(Plotting code records)

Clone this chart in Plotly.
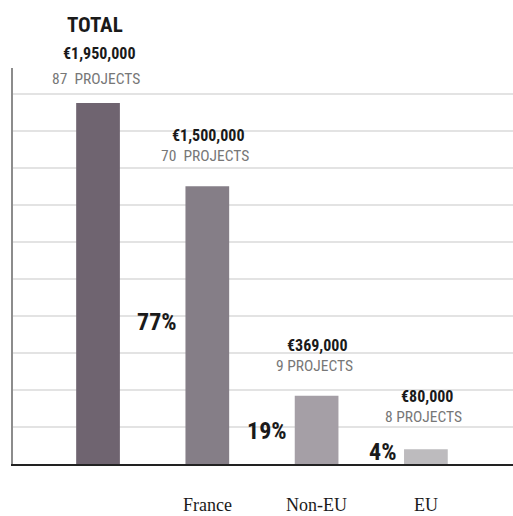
import plotly.graph_objects as go

categories = ["TOTAL", "France", "Non-EU", "EU"]
tick_labels = ["", "France", "Non-EU", "EU"]
amounts = [1950000, 1500000, 369000, 80000]
amount_labels = ["€1,950,000", "€1,500,000", "€369,000", "€80,000"]
project_labels = ["87  PROJECTS", "70  PROJECTS", "9 PROJECTS", "8 PROJECTS"]
shares = [None, "77%", "19%", "4%"]

bar_colors = ["#6f6470", "#857e87", "#a59fa6", "#bdbbbe"]
# style: label offsets above bar top (px)
amount_off = [50, 51, 50, 53]
proj_off = [24, 30, 30, 32]
share_y_px = [None, 142, 33, 12]

COND = "Roboto Condensed, Arial Narrow, Roboto, sans-serif"

fig = go.Figure()
fig.add_trace(go.Bar(
    x=categories, y=amounts, marker=dict(color=bar_colors, line=dict(width=0)),
    width=0.4, hoverinfo="skip",
))

ann = []
ann.append(dict(x=categories[0], y=amounts[0], xref="x", yref="y", text="<b>TOTAL</b>",
                showarrow=False, yshift=78, xshift=-3, yanchor="middle",
                font=dict(family=COND, size=21, color="#1a1a1a")))
for i, c in enumerate(categories):
    ann.append(dict(x=c, y=amounts[i], xref="x", yref="y", text="<b>%s</b>" % amount_labels[i],
                    showarrow=False, yshift=amount_off[i], yanchor="middle", xshift=1,
                    font=dict(family=COND, size=16, color="#1a1a1a")))
    ann.append(dict(x=c, y=amounts[i], xref="x", yref="y", text=project_labels[i],
                    showarrow=False, yshift=proj_off[i], yanchor="middle", xshift=-2,
                    font=dict(family=COND, size=15.5, color="#777777")))
    if shares[i]:
        ann.append(dict(x=c, y=0, xref="x", yref="y", text="<b>%s</b>" % shares[i],
                        showarrow=False, yshift=share_y_px[i], xshift=-28,
                        xanchor="right", yanchor="middle",
                        font=dict(family=COND, size=24, color="#1a1a1a")))
    if tick_labels[i]:
        ann.append(dict(x=c, y=0, xref="x", yref="y", text=tick_labels[i],
                        showarrow=False, yshift=-41, yanchor="middle",
                        font=dict(family="Liberation Serif, Times New Roman, serif", size=18,
                                  color="#1a1a1a")))

fig.update_layout(
    width=513, height=516,
    margin=dict(l=13, r=0, t=68, b=52),
    paper_bgcolor="white", plot_bgcolor="white",
    showlegend=False,
    annotations=ann,
    xaxis=dict(type="category", range=[-0.778, 3.797], showticklabels=False,
               showgrid=False, zeroline=False, showline=True, linecolor="#222222",
               linewidth=1.5, ticks=""),
    yaxis=dict(range=[0, 2139400], dtick=200000, tick0=0, showticklabels=False,
               showgrid=True, gridcolor="#e3e3e3", gridwidth=1.5, zeroline=False,
               showline=True, linecolor="#8c8c8c", linewidth=2, ticks=""),
)

fig.write_html("out.html")
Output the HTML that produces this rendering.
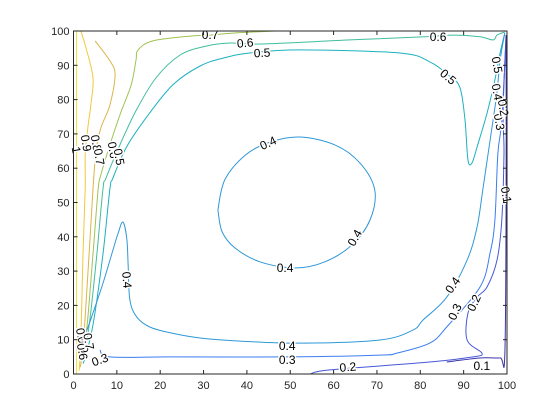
<!DOCTYPE html>
<html><head><meta charset="utf-8"><style>
body{margin:0;background:#fff}
svg{display:block;font-family:"Liberation Sans",sans-serif}
</style></head><body>
<svg id="chart" width="560" height="420" viewBox="0 0 560 420">
<rect x="0" y="0" width="560" height="420" fill="#fff"/>
<g id="lines"></g>
<g id="labels"></g>
<g id="axes"></g>
</svg>
<script>
const levels = [1.0, 0.9, 0.8, 0.7, 0.6, 0.5, 0.4, 0.4, 0.4, 0.3, 0.2, 0.1];
const lineColors = ['#f2e04a','#f1c83b','#dcb44a','#9fc253','#41bd9e','#1cb1bf','#2f98d8','#2f98d8','#2f98d8','#3b7cf0','#4658d8','#3c33aa'];
const contours = [
 [[0.7,100],[0.7,0]],
 [[1.7,100],[2.9,95],[4.5,86.3],[4.0,78.4],[3.3,71.7],[2.7,63.8],[2.7,54],[2.2,35],[1.8,15],[1.5,5],[1.3,1]],
 [[5.0,97.1],[8.4,91.3],[9.6,87.2],[8.4,78.4],[6.3,71.7],[5.2,65],[4.5,54],[3.6,35],[2.6,15],[2,6],[1.6,2]],
 [[46.5,100],[36.8,99.4],[31.5,98.8],[26.9,98.5],[18.3,97.1],[14.9,94.5],[14.4,91.3],[13.3,84.3],[10.7,75.5],[8.4,66.8],[6.3,58],[5.7,54],[4.5,35],[3.2,15],[2.3,6]],
 [[99.5,99.7],[97.7,98.8],[96.8,97.4],[93.8,98.3],[87.5,98.8],[81.1,98.3],[63.8,97.4],[43,96.2],[36.1,96.5],[30.6,95.6],[24.6,93],[19,86.3],[14.4,76.7],[10.7,66.8],[7.5,57.1],[6.8,54],[5.4,35],[3.7,15],[2.6,6]],
 [[99.5,99.4],[98.4,93.6],[97.2,85.7],[95.4,76.1],[93.1,66.2],[91.9,61.5],[91.0,62.4],[90.3,74.1],[89.1,83.7],[86.4,87.2],[82.2,91.0],[75.3,93.6],[52.3,94.5],[40.7,93.6],[34.5,92.1],[29.2,89.8],[22.9,84.3],[16.7,74.6],[12.1,65.9],[9.1,57.1],[8.4,54],[6.8,35],[4.6,15],[3,6],[2.2,3]],
 [[2.0,9.9],[3.1,12.8],[4.5,17.8],[6.8,26.5],[8.9,35.3],[10.3,41.1],[11.4,44.3],[12.3,39.4],[12.6,32.1],[13.0,21.6],[14.6,16.6],[17.6,13.7],[22.3,12.0],[29.2,10.5],[38.4,9.6],[52.3,9.0],[70.7,9.9],[78.3,12.8],[80.6,15.7],[86.1,22.4],[90.8,33.2],[93.1,42.9],[94.5,54.5],[96.8,74.1],[97.7,82.2],[98.4,91.5],[99.5,99.4]],
 [[33.3,47.8],[34.9,56.6],[39.6,63.8],[45.3,67.6],[52.2,69.1],[60.3,66.8],[66.1,61.5],[69.5,53.6],[68.4,44.9],[64.2,37.6],[58.0,32.7],[51.1,30.9],[43.0,32.7],[37.3,36.7],[34.3,41.4],[33.3,47.8]],
 [[2.5,9],[2.2,6]],
 [[6.1,7.0],[8.4,5.0],[22.3,5.0],[49.3,5.0],[70.7,5.5],[74.6,6.1],[82.2,9.0],[86.1,13.7],[93.8,25.4],[96.1,35.3],[97.2,44.9],[97.9,64.4],[98.8,74.1],[99.8,98.8]],
 [[54.6,0],[59.2,1.2],[82.2,3.5],[92.2,5.0],[94.2,6.1],[90.8,9.9],[91.0,17.8],[93.1,22.4],[95.4,25.4],[97.7,33.2],[98.8,44.9],[99.3,64.4],[99.1,77.0],[99.8,98.8]],
 [[86.1,3.5],[89.8,4.1],[94.2,4.7],[98.4,4.7],[99.5,5.5],[99.8,50.7],[99.8,98.8]]
];
const labelTexts = ['0.7','0.6','0.5','0.6','0.5','0.5','0.4','0.3','0.2','0.1','0.4','0.4','0.4','0.4','0.4','0.3','0.2','0.4','0.3','0.2','0.1','0.3','1','0.9','0.8','0.7','0.6','0.5','0.8','0.9','0.6','0.7'];
const labelPos = [[31.5,98.8],[39.6,96.5],[43.5,93.6],[84.1,98.3],[86.4,86.6],[97.7,90.1],[97.7,82.2],[98.2,73.5],[99.1,77.6],[99.8,52.2],[44.9,67.3],[64.9,39.7],[48.8,30.9],[12.3,27.4],[87.5,25.9],[88.0,18.1],[92.4,20.7],[49.3,8.2],[49.3,4.1],[63.3,2.0],[94.2,2.3],[6.1,4.1],[0.6,65.3],[2.9,67.3],[5.2,67.3],[5.9,63.3],[9.1,65.3],[10.5,63.3],[1.8,11],[2.2,8.5],[2.0,6.5],[3.5,9.5]];
const labelRot = [0,-5,-3,0,40,80,80,80,80,80,-25,-60,0,85,-55,-65,-65,0,0,-5,0,-20,80,80,80,80,80,80,80,80,80,80];
const xTicks = [0,10,20,30,40,50,60,70,80,90,100];
const yTicks = [0,10,20,30,40,50,60,70,80,90,100];

const L=73.5,R=507,T=31,B=374;
const sx=v=>L+(R-L)*v/100, sy=v=>B-(B-T)*v/100;
const NS='http://www.w3.org/2000/svg';
function mk(tag,attrs,parent){const e=document.createElementNS(NS,tag);for(const k in attrs)e.setAttribute(k,attrs[k]);parent.appendChild(e);return e;}
function smooth(pts){
 if(pts.length<3) return 'M'+pts.map(p=>p[0].toFixed(1)+','+p[1].toFixed(1)).join(' L');
 let d='M'+pts[0][0].toFixed(1)+','+pts[0][1].toFixed(1);
 for(let i=0;i<pts.length-1;i++){
  const p0=pts[i-1]||pts[i],p1=pts[i],p2=pts[i+1],p3=pts[i+2]||p2;
  const c1=[p1[0]+(p2[0]-p0[0])/6,p1[1]+(p2[1]-p0[1])/6];
  const c2=[p2[0]-(p3[0]-p1[0])/6,p2[1]-(p3[1]-p1[1])/6];
  d+=' C'+c1[0].toFixed(1)+','+c1[1].toFixed(1)+' '+c2[0].toFixed(1)+','+c2[1].toFixed(1)+' '+p2[0].toFixed(1)+','+p2[1].toFixed(1);
 }
 return d;
}
const gl=document.getElementById('lines'),glab=document.getElementById('labels'),ga=document.getElementById('axes');
contours.forEach((c,i)=>{
 const p=mk('path',{d:smooth(c.map(q=>[sx(q[0]),sy(q[1])])),fill:'none',stroke:lineColors[i],'stroke-width':1},gl);
 
 
});
labelTexts.forEach((t,i)=>{
 const x=sx(labelPos[i][0]),y=sy(labelPos[i][1]);
 const e=mk('text',{x:x,y:y+4,'text-anchor':'middle','font-size':12,fill:'#000',stroke:'#fff','stroke-width':3,'paint-order':'stroke',transform:'rotate('+labelRot[i]+' '+x+' '+y+')'},glab);
 e.textContent=t;
 
 
});
const box=mk('rect',{x:L,y:T,width:R-L,height:B-T,fill:'none',stroke:'#262626','stroke-width':1},ga);


xTicks.forEach(v=>{
 const x=sx(v);
 mk('line',{x1:x,y1:B,x2:x,y2:B-4,stroke:'#262626'},ga);
 mk('line',{x1:x,y1:T,x2:x,y2:T+4,stroke:'#262626'},ga);
 const t=mk('text',{x:x,y:B+15,'text-anchor':'middle','font-size':11,fill:'#262626'},ga);
 t.textContent=v;
 
 
});
yTicks.forEach(v=>{
 const y=sy(v);
 mk('line',{x1:L,y1:y,x2:L+4,y2:y,stroke:'#262626'},ga);
 mk('line',{x1:R,y1:y,x2:R-4,y2:y,stroke:'#262626'},ga);
 const t=mk('text',{x:L-4,y:y+4,'text-anchor':'end','font-size':11,fill:'#262626'},ga);
 t.textContent=v;
 
 
});
</script>
</body></html>
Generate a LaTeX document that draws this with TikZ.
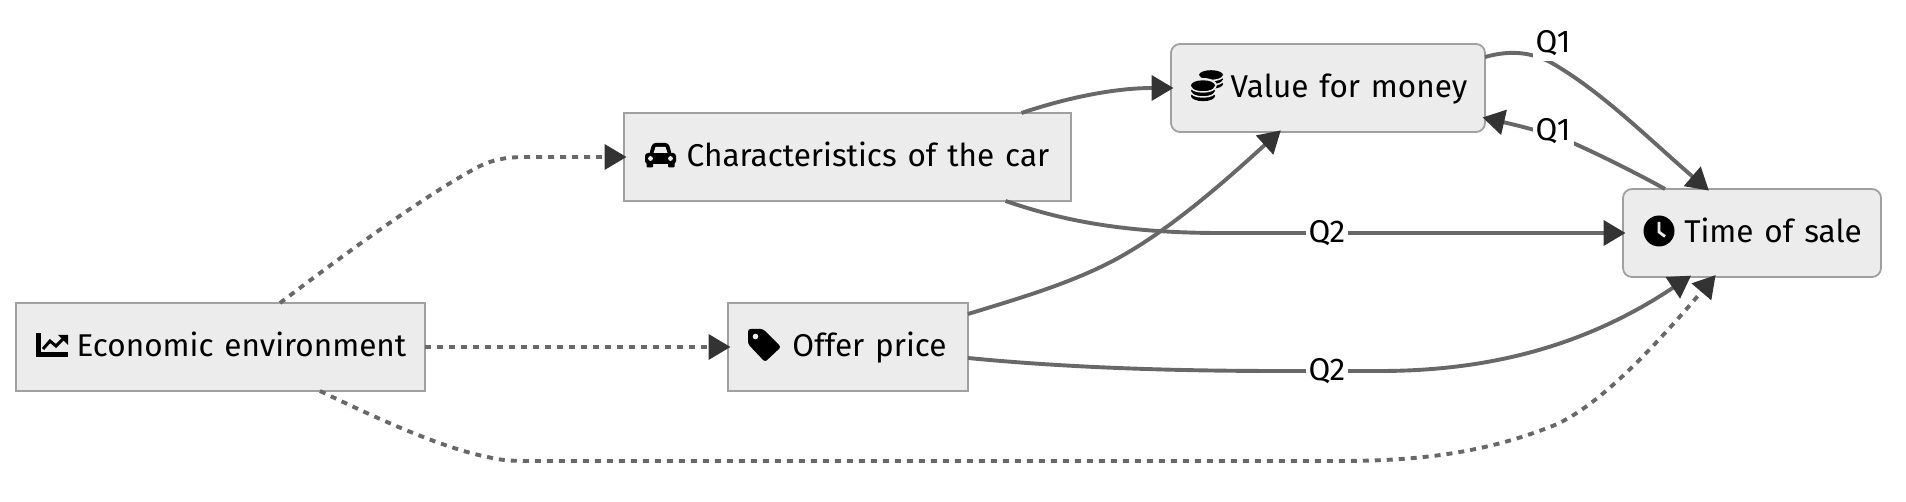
\documentclass[tikz,border=0pt]{standalone}
\usepackage{fontspec}
\setmainfont[WordSpace=1.3]{Fira Sans}
\usetikzlibrary{arrows.meta,calc}
\definecolor{boxfill}{HTML}{ECECEC}
\definecolor{boxline}{HTML}{A0A0A0}
\definecolor{edgeline}{HTML}{686868}
\definecolor{tipfill}{HTML}{333333}
\tikzset{
 box/.style={draw=boxline,fill=boxfill,line width=1.8pt,outer sep=0pt,minimum height=88pt,inner sep=0pt,text height=22pt,text depth=2pt,anchor=center,font=\fontsize{31.5}{36}\selectfont},
 rbox/.style={box,rounded corners=9pt},
 flow/.style={draw=edgeline,line width=3.9pt,shorten >=-2.5pt,-{Triangle[length=22pt,width=25pt,color=tipfill,fill=tipfill]}},
 dflow/.style={flow,dash pattern=on 6pt off 6pt},
 qlabel/.style={fill=white,inner xsep=3pt,inner ysep=6pt,font=\fontsize{31.5}{36}\selectfont,text height=22pt,text depth=2pt},
 ico/.style={fill=black,draw=none},
 sep/.style={draw=boxfill,line width=1.5pt}
}
\begin{document}
\begin{tikzpicture}[x=1pt,y=-1pt]
\useasboundingbox (0,0) rectangle (1906,502);
\node[box,minimum width=409pt] (eco) at (220.5,347) {\hspace*{42pt}Economic environment};
\node[box,minimum width=447pt] (car) at (847.5,157) {\hspace*{41pt}Characteristics of the car};
\node[box,minimum width=240pt] (off) at (848,347) {\hspace*{43pt}Offer price};
\node[rbox,minimum width=314pt] (val) at (1328,88) {\hspace*{42pt}Value for money};
\node[rbox,minimum width=258pt] (tim) at (1752,233) {\hspace*{42pt}Time of sale};
% connectors
\draw[dflow] ([xshift=59.5pt]eco.north) .. controls (350,250) and (430,192) .. (480,166) .. controls (497,158) and (510,157) .. (530,157) -- (car.west);
\draw[dflow] (eco.east) -- (off.west);
\draw[dflow] ([xshift=99.5pt]eco.south) .. controls (370,415) and (440,448) .. (490,457.5) .. controls (500,460) and (510,461) .. (530,461) -- (1340,461) .. controls (1430,461) and (1490,450) .. (1550,427) .. controls (1595,409.75) and (1650,352) .. ([xshift=-38pt]tim.south);
\draw[flow] ([xshift=174pt]car.north) .. controls (1060,100) and (1110,88) .. (val.west);
\draw[flow] ([xshift=158pt]car.south) .. controls (1050,216) and (1110,233) .. (1220,233) -- (tim.west);
\draw[flow] ([yshift=-11pt]off.north east) .. controls (1020,298) and (1080,281) .. (1127,253) .. controls (1180,222) and (1235,172) .. ([xshift=-49pt]val.south);
\draw[flow] ([yshift=-11pt]off.east) .. controls (1050,366) and (1150,371) .. (1280,371) -- (1380,371) .. controls (1480,371) and (1580,350) .. ([xshift=-63pt]tim.south);
\draw[flow] ([yshift=31pt]val.east) .. controls (1510,50) and (1530,52) .. (1550,62) .. controls (1600,90) and (1650,140) .. ([xshift=-45pt]tim.north);
\draw[flow] ([xshift=-87pt]tim.north) .. controls (1640,175) and (1600,155) .. (1573,143) .. controls (1545,132) and (1520,126) .. ([yshift=-30pt]val.east);
% labels
\node[qlabel] (q1a) at (1553,43) {Q1};
\node[qlabel] (q1b) at (1553,131) {Q1};
\node[qlabel] (q2a) at (1327,233) {Q2};
\node[qlabel] (q2b) at (1327,371) {Q2};
% icons: chart line
\fill[ico] (36,333) rectangle (40.5,357);
\fill[ico] (36,352.5) rectangle (68,357);
\draw[black,line width=3pt] (43,349) -- (50,341) -- (56,346) -- (63,339);
\fill[ico] (58,335) -- (68,335) -- (68,345) -- cycle;
% car
\fill[ico,rounded corners=3pt] (645,153) rectangle (676,164);
\fill[ico,rounded corners=3pt] (649,155) -- (652.5,143) -- (668.5,143) -- (672,155) -- cycle;
\fill[boxfill] (653.5,153) -- (655.5,147) -- (665.5,147) -- (667.5,153) -- cycle;
\fill[ico,rounded corners=1pt] (646.5,160) rectangle (653,167.5);
\fill[ico,rounded corners=1pt] (668,160) rectangle (674.5,167.5);
\fill[boxfill] (650.5,158.5) circle (2.4pt);
\fill[boxfill] (670.5,158.5) circle (2.4pt);
% tag
\fill[ico,rounded corners=2.5pt] (748,329) -- (763,329) -- (781,347) -- (765,362) -- (748,344) -- cycle;
\fill[boxfill] (755.5,336.5) circle (2.8pt);
% coins: back stack
\fill[ico] (1211,75) ellipse (12pt and 4.8pt);
\fill[ico] (1211,79.5) ellipse (12pt and 4.8pt);
\fill[ico] (1211,84) ellipse (12pt and 4.8pt);
\draw[sep] (1199,76) arc[start angle=180,end angle=360,x radius=12pt,y radius=4.5pt];
\draw[sep] (1199,80.5) arc[start angle=180,end angle=360,x radius=12pt,y radius=4.5pt];
% coins: front stack
\fill[boxfill] (1203,85) ellipse (14pt and 7pt);
\fill[ico] (1203,85.5) ellipse (12pt and 5.2pt);
\fill[ico] (1203,91) ellipse (12pt and 5.2pt);
\fill[ico] (1203,96) ellipse (12pt and 5.2pt);
\draw[sep] (1191,87) arc[start angle=180,end angle=360,x radius=12pt,y radius=5pt];
\draw[sep] (1191,92) arc[start angle=180,end angle=360,x radius=12pt,y radius=5pt];
% clock
\fill[ico] (1659,231) circle (15.5pt);
\draw[boxfill,line width=2.8pt] (1659,222) -- (1659,232) -- (1665,236.5);
\end{tikzpicture}
\end{document}
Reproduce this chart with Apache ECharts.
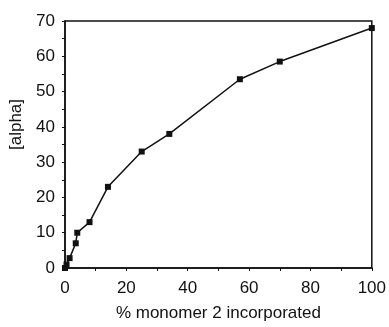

**Written task:** Report only the number of lines in the listing that contain the word "this".

**Solution:** 4